Ансамбль Стрельны был задуман еще Петром I и Ж. Леблоном как сеть каналов перед высоко стоящим дворцом, но был оставлен ради более обильного водами Петергофа. Много раз достраивался, но не мог избавиться от ощущения заброшенности. Михаил Пыляев в книге “Забытое прошлое окрестностей Петербурга” сообщал об упадке здания при императоре Николае, о разных страшных рассказах, которые стали ходить об этом месте: “Говорили, что здесь видели прогуливающиеся по ночам тени мертвецов, часто также слышались стоны, крики и другие ужасы старинных замков”. Десятилетия упадка довершили образ парка-призрака, неосуществленного “русского Версаля”. И именно здесь начинаются романтические приключения маленьких героев в повести А. Гайдара “На графских развалинах”: “В революцию граф с семьей убежал. Усадьбу старинную мужики сгоряча разграбили... И выгорело у каменной усадьбы все деревянное нутро. Одни только стены сейчас торчат, да и те во многих местах пообвалились. А от оранжерей и помину не осталось... И стоит она на опушке, над оврагом, как надмогильный памятник старому режиму”. Это несколько смущенное по тону описание, по мнению Б. Соколова, странным образом перекликается с книгой-реквиемом “Венок усадьбам”, написанной краеведом А.Н. Гречем в Соловецком лагере в начале 1930-х годов. “На грандиозном пепелище выросли крапива и бурьян.
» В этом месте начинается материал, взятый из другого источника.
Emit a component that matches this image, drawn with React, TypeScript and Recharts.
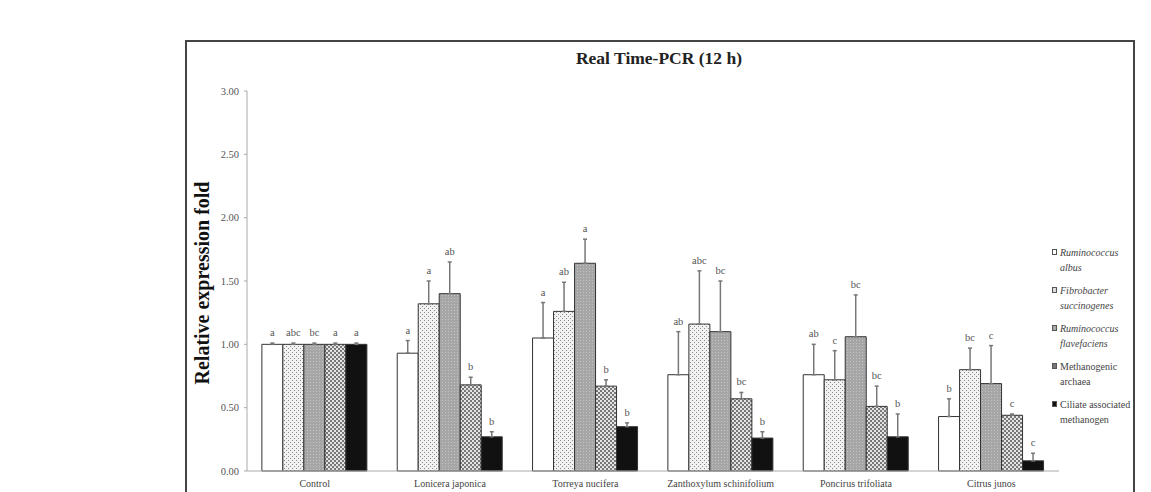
import { BarChart, Bar, XAxis, YAxis, ErrorBar, LabelList } from 'recharts'

const categories = ['Control', 'Lonicera japonica', 'Torreya nucifera', 'Zanthoxylum schinifolium', 'Poncirus trifoliata', 'Citrus junos']

// relative expression fold (mean), SE and significance letters per target
const albus = [1.0, 0.93, 1.05, 0.76, 0.76, 0.43]
const albusErr = [0.01, 0.1, 0.28, 0.34, 0.24, 0.14]
const albusSig = ['a', 'a', 'a', 'ab', 'ab', 'b']

const fibrobacter = [1.0, 1.32, 1.26, 1.16, 0.72, 0.8]
const fibrobacterErr = [0.01, 0.18, 0.23, 0.42, 0.23, 0.17]
const fibrobacterSig = ['abc', 'a', 'ab', 'abc', 'c', 'bc']

const flavefaciens = [1.0, 1.4, 1.64, 1.1, 1.06, 0.69]
const flavefaciensErr = [0.01, 0.25, 0.19, 0.4, 0.33, 0.3]
const flavefaciensSig = ['bc', 'ab', 'a', 'bc', 'bc', 'c']

const methanogenic = [1.0, 0.68, 0.67, 0.57, 0.51, 0.44]
const methanogenicErr = [0.01, 0.06, 0.05, 0.05, 0.16, 0.01]
const methanogenicSig = ['a', 'b', 'b', 'bc', 'bc', 'c']

const ciliate = [1.0, 0.27, 0.35, 0.26, 0.27, 0.08]
const ciliateErr = [0.01, 0.04, 0.03, 0.05, 0.18, 0.06]
const ciliateSig = ['a', 'b', 'b', 'b', 'b', 'c']

const yTicks = [0, 0.5, 1, 1.5, 2, 2.5, 3]

const series = [
  { key: 'albus', values: albus, err: albusErr, sig: albusSig, fill: '#ffffff', name: ['Ruminococcus', 'albus'], italic: true },
  { key: 'fibrobacter', values: fibrobacter, err: fibrobacterErr, sig: fibrobacterSig, fill: 'url(#dots)', name: ['Fibrobacter', 'succinogenes'], italic: true },
  { key: 'flavefaciens', values: flavefaciens, err: flavefaciensErr, sig: flavefaciensSig, fill: 'url(#grey)', name: ['Ruminococcus', 'flavefaciens'], italic: true },
  { key: 'methanogenic', values: methanogenic, err: methanogenicErr, sig: methanogenicSig, fill: 'url(#check)', name: ['Methanogenic', 'archaea'], italic: false },
  { key: 'ciliate', values: ciliate, err: ciliateErr, sig: ciliateSig, fill: '#111111', name: ['Ciliate associated', 'methanogen'], italic: false },
]

const data = categories.map((c, i) => {
  const row: Record<string, any> = { name: c }
  series.forEach(s => {
    row[s.key] = s.values[i]
    row[s.key + 'Err'] = [0, s.err[i]]
    row[s.key + 'Sig'] = s.sig[i]
  })
  return row
})

const serif = '"Liberation Serif", "Times New Roman", serif'

// letter sits just above the top of the error bar
function sigLabel(values: number[], err: number[]) {
  return (props: any) => {
    const { x, y, width, height, value, index } = props
    const pxPerUnit = height / values[index]
    const top = y - err[index] * pxPerUnit
    return (
      <text x={x + width / 2} y={top - 7} textAnchor="middle" fontFamily={serif} fontSize={10.5} fill="#555">
        {value}
      </text>
    )
  }
}

function LegendBox() {
  const swatch = ['#fff', '#ddd', '#aaa', '#777', '#111']
  return (
    <div style={{ position: 'absolute', left: 1052, top: 245, fontFamily: serif, fontSize: 10, color: '#444', lineHeight: '15px' }}>
      {series.map((s, i) => (
        <div key={s.key} style={{ marginBottom: 8, position: 'relative', paddingLeft: 8 }}>
          <span style={{ position: 'absolute', left: 0, top: 4, width: 5, height: 6, background: swatch[i], border: '1px solid #555', boxSizing: 'border-box' }} />
          <div style={{ fontStyle: s.italic ? 'italic' : 'normal' }}>{s.name[0]}</div>
          <div style={{ fontStyle: s.italic ? 'italic' : 'normal' }}>{s.name[1]}</div>
        </div>
      ))}
    </div>
  )
}

export default function App() {
  return (
    <div style={{ position: 'absolute', left: 0, top: 0, width: 1151, height: 492, overflow: 'hidden', background: '#fff' }}>
      <div style={{ position: 'absolute', left: 185, top: 40, width: 946, height: 480, border: '2.5px solid #444' }} />
      <div style={{ position: 'absolute', left: 559, top: 48, width: 200, textAlign: 'center', fontFamily: serif, fontWeight: 'bold', fontSize: 17.5, color: '#222' }}>
        Real Time-PCR (12 h)
      </div>
      <div style={{ position: 'absolute', left: 202, top: 283, transform: 'translate(-50%, -50%) rotate(-90deg)', whiteSpace: 'nowrap', fontFamily: serif, fontWeight: 'bold', fontSize: 20, color: '#111' }}>
        Relative expression fold
      </div>
      <div style={{ position: 'absolute', left: 0, top: 0 }}>
        <BarChart width={1151} height={520} data={data} margin={{ top: 91, right: 92, bottom: 19, left: 187 }} barCategoryGap="11%" barGap={0}>
          <defs>
            <pattern id="dots" width="4" height="4" patternUnits="userSpaceOnUse">
              <rect width="4" height="4" fill="#f2f2f2" />
              <rect x="0" y="0" width="1" height="1" fill="#888" />
              <rect x="2" y="2" width="1" height="1" fill="#888" />
            </pattern>
            <pattern id="grey" width="3" height="3" patternUnits="userSpaceOnUse">
              <rect width="3" height="3" fill="#a6a6a6" />
              <rect x="1" y="1" width="1" height="1" fill="#c4c4c4" />
            </pattern>
            <pattern id="check" width="4" height="4" patternUnits="userSpaceOnUse">
              <rect width="4" height="4" fill="#777" />
              <rect x="0" y="0" width="2" height="2" fill="#e4e4e4" />
              <rect x="2" y="2" width="2" height="2" fill="#e4e4e4" />
            </pattern>
          </defs>
          <XAxis
            dataKey="name"
            tickLine={false}
            tickSize={0}
            tickMargin={9}
            axisLine={{ stroke: '#aaa' }}
            height={30}
            interval={0}
            tick={{ fontFamily: serif, fontSize: 10, fill: '#444' }}
          />
          <YAxis
            domain={[0, 3]}
            ticks={yTicks}
            width={60}
            tickSize={3}
            tickMargin={5}
            axisLine={{ stroke: '#aaa' }}
            tickLine={{ stroke: '#aaa' }}
            tickFormatter={(v: number) => v.toFixed(2)}
            tick={{ fontFamily: serif, fontSize: 10.5, fill: '#555' }}
          />
          {series.map(s => (
            <Bar key={s.key} dataKey={s.key} fill={s.fill} stroke="#333" strokeWidth={1} isAnimationActive={false}>
              <ErrorBar dataKey={s.key + 'Err'} direction="y" width={2} stroke="#777" strokeWidth={1.5} />
              <LabelList dataKey={s.key + 'Sig'} content={sigLabel(s.values, s.err)} />
            </Bar>
          ))}
        </BarChart>
      </div>
      <LegendBox />
    </div>
  )
}
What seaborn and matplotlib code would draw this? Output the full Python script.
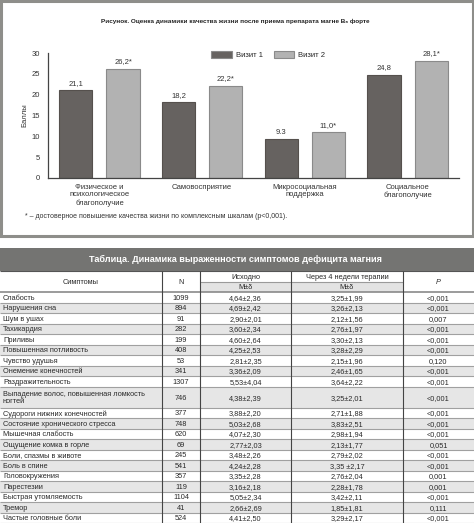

Скоро закроют они груды кирпича и щебня... И нет над некрополем надгробного памятника”. В этом восприятии “отрицательного творчества” ощущается зачарованность величественным и страшным процессом. “Колонный портик ломается обязательно снизу — и тогда как подрезанные рушатся фронтоны и зигзагообразными разрывами падают колонны; совершенно так же любуется этим зрелищем его творец, как посетитель Русского музея такой же картиной, запечатленной в “Последнем дне Помпеи” Брюллова”. Можно ли назвать новую жизнь дворца “Помпеями наоборот”, культуротворческим движением в обратном направлении, к первому дню, с целью “замочить” призраки?
По крайней мере, можно сделать вывод: руина как мифологема становится не только генератором призраков, объектом популярных экскурсий и точкой приложения интеллектуальных сил, но и местом возвращения реальных обитателей, бесстрашно готовых эти призраки “замочить”. Так что “руинная” эстетика и “руинное” сознание имеют отнюдь не зеркальное отражение, а более сложную взаимосвязь.